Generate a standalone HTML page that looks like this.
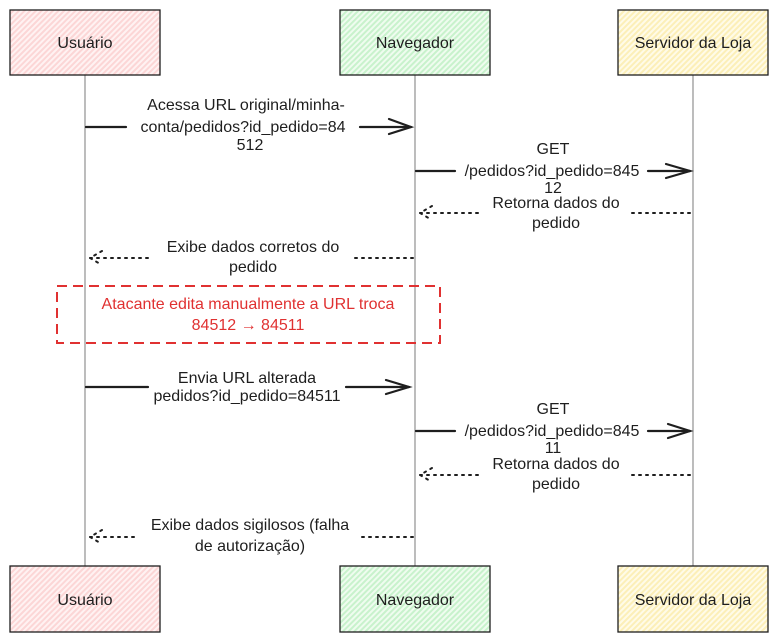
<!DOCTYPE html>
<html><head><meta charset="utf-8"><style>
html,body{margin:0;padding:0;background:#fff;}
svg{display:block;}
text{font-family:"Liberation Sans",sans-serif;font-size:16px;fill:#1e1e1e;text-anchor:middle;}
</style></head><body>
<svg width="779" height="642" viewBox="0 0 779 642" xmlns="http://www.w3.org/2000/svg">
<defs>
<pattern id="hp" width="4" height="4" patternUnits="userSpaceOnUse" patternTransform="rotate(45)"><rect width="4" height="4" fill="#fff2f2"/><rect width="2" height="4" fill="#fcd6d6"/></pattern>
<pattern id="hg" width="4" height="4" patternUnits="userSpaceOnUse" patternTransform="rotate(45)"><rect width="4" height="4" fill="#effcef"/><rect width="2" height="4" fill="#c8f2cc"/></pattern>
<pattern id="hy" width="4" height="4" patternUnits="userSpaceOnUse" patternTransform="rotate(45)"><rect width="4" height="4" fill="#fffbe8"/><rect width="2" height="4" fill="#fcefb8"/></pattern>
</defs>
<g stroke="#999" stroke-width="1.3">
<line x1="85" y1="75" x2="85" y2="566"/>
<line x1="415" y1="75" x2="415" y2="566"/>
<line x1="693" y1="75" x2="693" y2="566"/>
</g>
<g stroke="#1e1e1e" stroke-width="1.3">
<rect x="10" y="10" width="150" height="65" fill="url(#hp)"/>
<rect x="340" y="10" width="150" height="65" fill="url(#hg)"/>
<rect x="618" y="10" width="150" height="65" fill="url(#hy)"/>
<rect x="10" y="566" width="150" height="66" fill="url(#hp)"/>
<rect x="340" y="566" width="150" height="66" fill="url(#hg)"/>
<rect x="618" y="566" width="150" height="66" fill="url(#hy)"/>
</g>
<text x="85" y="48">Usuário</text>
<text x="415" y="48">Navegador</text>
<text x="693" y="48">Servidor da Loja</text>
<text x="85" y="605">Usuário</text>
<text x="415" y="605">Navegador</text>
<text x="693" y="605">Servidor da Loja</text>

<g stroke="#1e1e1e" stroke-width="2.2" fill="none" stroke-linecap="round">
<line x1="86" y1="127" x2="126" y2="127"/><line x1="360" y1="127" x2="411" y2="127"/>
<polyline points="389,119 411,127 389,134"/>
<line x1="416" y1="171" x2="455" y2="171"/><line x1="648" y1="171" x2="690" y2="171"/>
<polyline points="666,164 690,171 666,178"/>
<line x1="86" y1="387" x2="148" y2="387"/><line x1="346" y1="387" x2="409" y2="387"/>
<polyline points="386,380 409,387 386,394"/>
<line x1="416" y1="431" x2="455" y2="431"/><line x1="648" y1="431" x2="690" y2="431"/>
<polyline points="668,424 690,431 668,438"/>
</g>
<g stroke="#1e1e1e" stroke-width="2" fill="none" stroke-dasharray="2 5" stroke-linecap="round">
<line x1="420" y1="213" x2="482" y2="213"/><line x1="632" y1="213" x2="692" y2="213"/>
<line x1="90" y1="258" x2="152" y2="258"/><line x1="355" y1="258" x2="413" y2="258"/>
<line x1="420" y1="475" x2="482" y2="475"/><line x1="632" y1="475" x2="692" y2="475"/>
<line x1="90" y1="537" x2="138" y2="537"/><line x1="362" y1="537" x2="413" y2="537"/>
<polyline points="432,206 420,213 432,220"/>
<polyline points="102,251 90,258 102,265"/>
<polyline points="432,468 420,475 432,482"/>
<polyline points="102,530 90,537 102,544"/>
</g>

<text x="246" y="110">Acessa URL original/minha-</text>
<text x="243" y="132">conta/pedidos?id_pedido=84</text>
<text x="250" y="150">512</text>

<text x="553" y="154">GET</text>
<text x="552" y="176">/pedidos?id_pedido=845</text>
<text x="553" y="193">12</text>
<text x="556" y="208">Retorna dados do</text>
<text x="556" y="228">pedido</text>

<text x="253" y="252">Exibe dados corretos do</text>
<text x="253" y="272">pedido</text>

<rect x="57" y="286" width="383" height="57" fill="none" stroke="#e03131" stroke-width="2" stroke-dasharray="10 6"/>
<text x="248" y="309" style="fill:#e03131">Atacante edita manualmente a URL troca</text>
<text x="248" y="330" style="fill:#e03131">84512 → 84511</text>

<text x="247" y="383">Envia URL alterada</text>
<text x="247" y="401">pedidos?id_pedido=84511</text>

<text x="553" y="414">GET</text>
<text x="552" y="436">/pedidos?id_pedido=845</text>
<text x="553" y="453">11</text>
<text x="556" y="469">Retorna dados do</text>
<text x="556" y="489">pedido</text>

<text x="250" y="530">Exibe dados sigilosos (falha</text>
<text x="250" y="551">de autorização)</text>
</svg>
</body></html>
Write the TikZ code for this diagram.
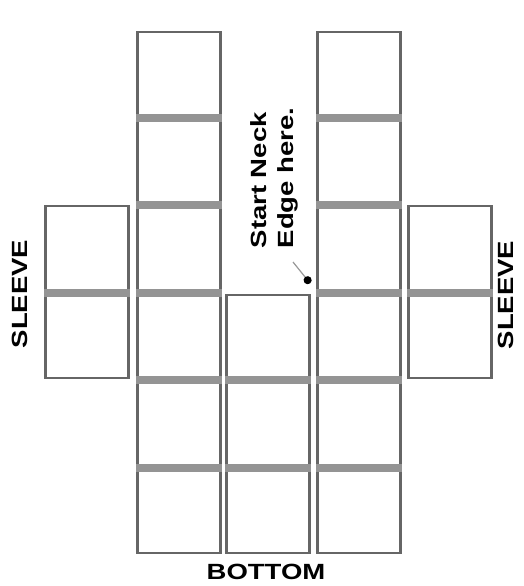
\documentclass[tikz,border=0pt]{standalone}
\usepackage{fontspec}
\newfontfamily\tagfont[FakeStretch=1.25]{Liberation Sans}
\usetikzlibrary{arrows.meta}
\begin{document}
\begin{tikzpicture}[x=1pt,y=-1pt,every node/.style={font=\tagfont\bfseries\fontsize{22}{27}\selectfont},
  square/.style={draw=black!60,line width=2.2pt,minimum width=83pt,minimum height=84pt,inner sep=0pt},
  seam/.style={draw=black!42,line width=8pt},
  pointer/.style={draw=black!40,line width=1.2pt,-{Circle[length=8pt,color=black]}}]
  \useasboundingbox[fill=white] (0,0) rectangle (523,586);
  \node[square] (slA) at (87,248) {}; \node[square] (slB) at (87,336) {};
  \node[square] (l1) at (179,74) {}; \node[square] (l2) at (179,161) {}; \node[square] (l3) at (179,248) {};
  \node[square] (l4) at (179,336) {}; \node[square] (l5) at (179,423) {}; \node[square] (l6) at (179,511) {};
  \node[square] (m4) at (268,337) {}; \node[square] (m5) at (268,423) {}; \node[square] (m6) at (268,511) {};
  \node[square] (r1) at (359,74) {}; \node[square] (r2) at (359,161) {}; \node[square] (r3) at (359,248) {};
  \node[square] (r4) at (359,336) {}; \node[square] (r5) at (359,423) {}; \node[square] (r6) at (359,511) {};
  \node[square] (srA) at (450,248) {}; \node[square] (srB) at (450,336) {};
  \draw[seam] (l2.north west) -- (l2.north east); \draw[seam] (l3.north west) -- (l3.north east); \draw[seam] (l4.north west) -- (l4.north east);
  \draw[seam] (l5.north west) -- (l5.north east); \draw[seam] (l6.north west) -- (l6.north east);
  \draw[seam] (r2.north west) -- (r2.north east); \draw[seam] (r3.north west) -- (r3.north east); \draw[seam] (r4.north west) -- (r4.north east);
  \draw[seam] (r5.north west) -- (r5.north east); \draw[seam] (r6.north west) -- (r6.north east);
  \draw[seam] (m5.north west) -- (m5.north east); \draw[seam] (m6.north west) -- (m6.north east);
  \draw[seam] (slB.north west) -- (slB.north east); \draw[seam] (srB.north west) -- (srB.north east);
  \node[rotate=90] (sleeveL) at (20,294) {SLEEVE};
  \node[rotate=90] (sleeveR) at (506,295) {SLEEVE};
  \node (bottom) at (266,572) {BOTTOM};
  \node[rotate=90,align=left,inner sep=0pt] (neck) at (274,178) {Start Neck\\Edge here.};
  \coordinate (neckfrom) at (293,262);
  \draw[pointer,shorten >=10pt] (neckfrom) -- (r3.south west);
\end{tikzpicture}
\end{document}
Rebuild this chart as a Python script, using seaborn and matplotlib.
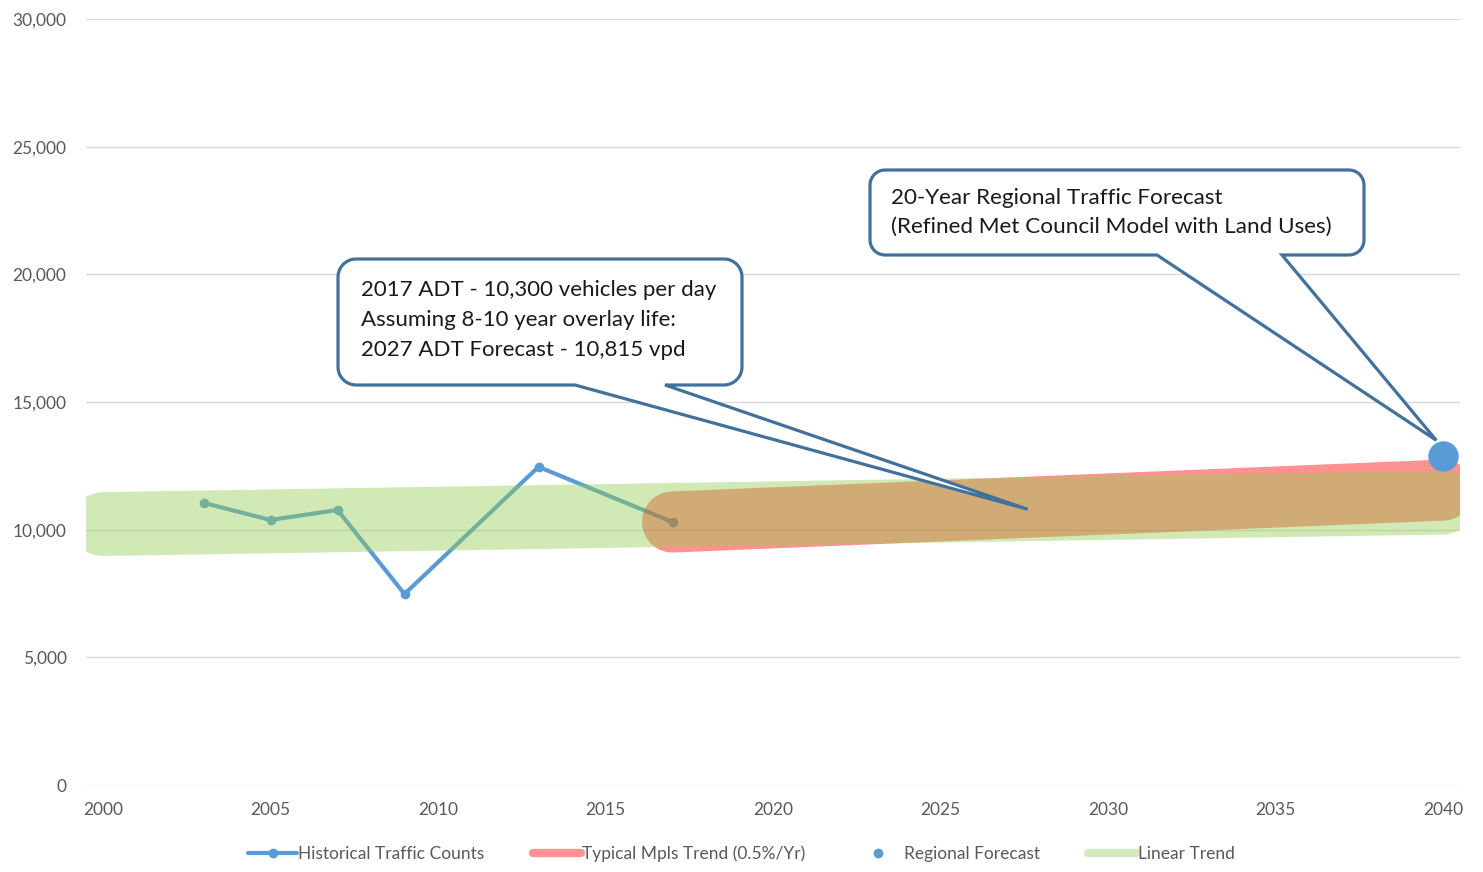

┄┄┄┄┄┄┄┄┄┄┄┄┄┄┄┄┄┄┄┄

JOB> Every line above should be returned exactly; the pictures stay out.

EXERCISE RESULT>
Generate a standalone HTML page that looks like this.
<!DOCTYPE html>
<html><head><meta charset="utf-8"><style>
html,body{margin:0;padding:0;background:#fff;}
svg{display:block;}
text{font-family:"Liberation Sans",sans-serif;font-size:16px;fill:#1e1e1e;text-anchor:middle;}
</style></head><body>
<svg width="779" height="642" viewBox="0 0 779 642" xmlns="http://www.w3.org/2000/svg">
<defs>
<pattern id="hp" width="4" height="4" patternUnits="userSpaceOnUse" patternTransform="rotate(45)"><rect width="4" height="4" fill="#fff2f2"/><rect width="2" height="4" fill="#fcd6d6"/></pattern>
<pattern id="hg" width="4" height="4" patternUnits="userSpaceOnUse" patternTransform="rotate(45)"><rect width="4" height="4" fill="#effcef"/><rect width="2" height="4" fill="#c8f2cc"/></pattern>
<pattern id="hy" width="4" height="4" patternUnits="userSpaceOnUse" patternTransform="rotate(45)"><rect width="4" height="4" fill="#fffbe8"/><rect width="2" height="4" fill="#fcefb8"/></pattern>
</defs>
<g stroke="#999" stroke-width="1.3">
<line x1="85" y1="75" x2="85" y2="566"/>
<line x1="415" y1="75" x2="415" y2="566"/>
<line x1="693" y1="75" x2="693" y2="566"/>
</g>
<g stroke="#1e1e1e" stroke-width="1.3">
<rect x="10" y="10" width="150" height="65" fill="url(#hp)"/>
<rect x="340" y="10" width="150" height="65" fill="url(#hg)"/>
<rect x="618" y="10" width="150" height="65" fill="url(#hy)"/>
<rect x="10" y="566" width="150" height="66" fill="url(#hp)"/>
<rect x="340" y="566" width="150" height="66" fill="url(#hg)"/>
<rect x="618" y="566" width="150" height="66" fill="url(#hy)"/>
</g>
<text x="85" y="48">Usuário</text>
<text x="415" y="48">Navegador</text>
<text x="693" y="48">Servidor da Loja</text>
<text x="85" y="605">Usuário</text>
<text x="415" y="605">Navegador</text>
<text x="693" y="605">Servidor da Loja</text>

<g stroke="#1e1e1e" stroke-width="2.2" fill="none" stroke-linecap="round">
<line x1="86" y1="127" x2="126" y2="127"/><line x1="360" y1="127" x2="411" y2="127"/>
<polyline points="389,119 411,127 389,134"/>
<line x1="416" y1="171" x2="455" y2="171"/><line x1="648" y1="171" x2="690" y2="171"/>
<polyline points="666,164 690,171 666,178"/>
<line x1="86" y1="387" x2="148" y2="387"/><line x1="346" y1="387" x2="409" y2="387"/>
<polyline points="386,380 409,387 386,394"/>
<line x1="416" y1="431" x2="455" y2="431"/><line x1="648" y1="431" x2="690" y2="431"/>
<polyline points="668,424 690,431 668,438"/>
</g>
<g stroke="#1e1e1e" stroke-width="2" fill="none" stroke-dasharray="2 5" stroke-linecap="round">
<line x1="420" y1="213" x2="482" y2="213"/><line x1="632" y1="213" x2="692" y2="213"/>
<line x1="90" y1="258" x2="152" y2="258"/><line x1="355" y1="258" x2="413" y2="258"/>
<line x1="420" y1="475" x2="482" y2="475"/><line x1="632" y1="475" x2="692" y2="475"/>
<line x1="90" y1="537" x2="138" y2="537"/><line x1="362" y1="537" x2="413" y2="537"/>
<polyline points="432,206 420,213 432,220"/>
<polyline points="102,251 90,258 102,265"/>
<polyline points="432,468 420,475 432,482"/>
<polyline points="102,530 90,537 102,544"/>
</g>

<text x="246" y="110">Acessa URL original/minha-</text>
<text x="243" y="132">conta/pedidos?id_pedido=84</text>
<text x="250" y="150">512</text>

<text x="553" y="154">GET</text>
<text x="552" y="176">/pedidos?id_pedido=845</text>
<text x="553" y="193">12</text>
<text x="556" y="208">Retorna dados do</text>
<text x="556" y="228">pedido</text>

<text x="253" y="252">Exibe dados corretos do</text>
<text x="253" y="272">pedido</text>

<rect x="57" y="286" width="383" height="57" fill="none" stroke="#e03131" stroke-width="2" stroke-dasharray="10 6"/>
<text x="248" y="309" style="fill:#e03131">Atacante edita manualmente a URL troca</text>
<text x="248" y="330" style="fill:#e03131">84512 → 84511</text>

<text x="247" y="383">Envia URL alterada</text>
<text x="247" y="401">pedidos?id_pedido=84511</text>

<text x="553" y="414">GET</text>
<text x="552" y="436">/pedidos?id_pedido=845</text>
<text x="553" y="453">11</text>
<text x="556" y="469">Retorna dados do</text>
<text x="556" y="489">pedido</text>

<text x="250" y="530">Exibe dados sigilosos (falha</text>
<text x="250" y="551">de autorização)</text>
</svg>
</body></html>
Write the TikZ code for this diagram.
\documentclass[tikz,border=0pt]{standalone}
\usepackage{fontspec}
\newfontfamily\tagfont[FakeStretch=1.25]{Liberation Sans}
\usetikzlibrary{arrows.meta}
\begin{document}
\begin{tikzpicture}[x=1pt,y=-1pt,every node/.style={font=\tagfont\bfseries\fontsize{22}{27}\selectfont},
  square/.style={draw=black!60,line width=2.2pt,minimum width=83pt,minimum height=84pt,inner sep=0pt},
  seam/.style={draw=black!42,line width=8pt},
  pointer/.style={draw=black!40,line width=1.2pt,-{Circle[length=8pt,color=black]}}]
  \useasboundingbox[fill=white] (0,0) rectangle (523,586);
  \node[square] (slA) at (87,248) {}; \node[square] (slB) at (87,336) {};
  \node[square] (l1) at (179,74) {}; \node[square] (l2) at (179,161) {}; \node[square] (l3) at (179,248) {};
  \node[square] (l4) at (179,336) {}; \node[square] (l5) at (179,423) {}; \node[square] (l6) at (179,511) {};
  \node[square] (m4) at (268,337) {}; \node[square] (m5) at (268,423) {}; \node[square] (m6) at (268,511) {};
  \node[square] (r1) at (359,74) {}; \node[square] (r2) at (359,161) {}; \node[square] (r3) at (359,248) {};
  \node[square] (r4) at (359,336) {}; \node[square] (r5) at (359,423) {}; \node[square] (r6) at (359,511) {};
  \node[square] (srA) at (450,248) {}; \node[square] (srB) at (450,336) {};
  \draw[seam] (l2.north west) -- (l2.north east); \draw[seam] (l3.north west) -- (l3.north east); \draw[seam] (l4.north west) -- (l4.north east);
  \draw[seam] (l5.north west) -- (l5.north east); \draw[seam] (l6.north west) -- (l6.north east);
  \draw[seam] (r2.north west) -- (r2.north east); \draw[seam] (r3.north west) -- (r3.north east); \draw[seam] (r4.north west) -- (r4.north east);
  \draw[seam] (r5.north west) -- (r5.north east); \draw[seam] (r6.north west) -- (r6.north east);
  \draw[seam] (m5.north west) -- (m5.north east); \draw[seam] (m6.north west) -- (m6.north east);
  \draw[seam] (slB.north west) -- (slB.north east); \draw[seam] (srB.north west) -- (srB.north east);
  \node[rotate=90] (sleeveL) at (20,294) {SLEEVE};
  \node[rotate=90] (sleeveR) at (506,295) {SLEEVE};
  \node (bottom) at (266,572) {BOTTOM};
  \node[rotate=90,align=left,inner sep=0pt] (neck) at (274,178) {Start Neck\\Edge here.};
  \coordinate (neckfrom) at (293,262);
  \draw[pointer,shorten >=10pt] (neckfrom) -- (r3.south west);
\end{tikzpicture}
\end{document}
Rebuild this chart as a Python script, using seaborn and matplotlib.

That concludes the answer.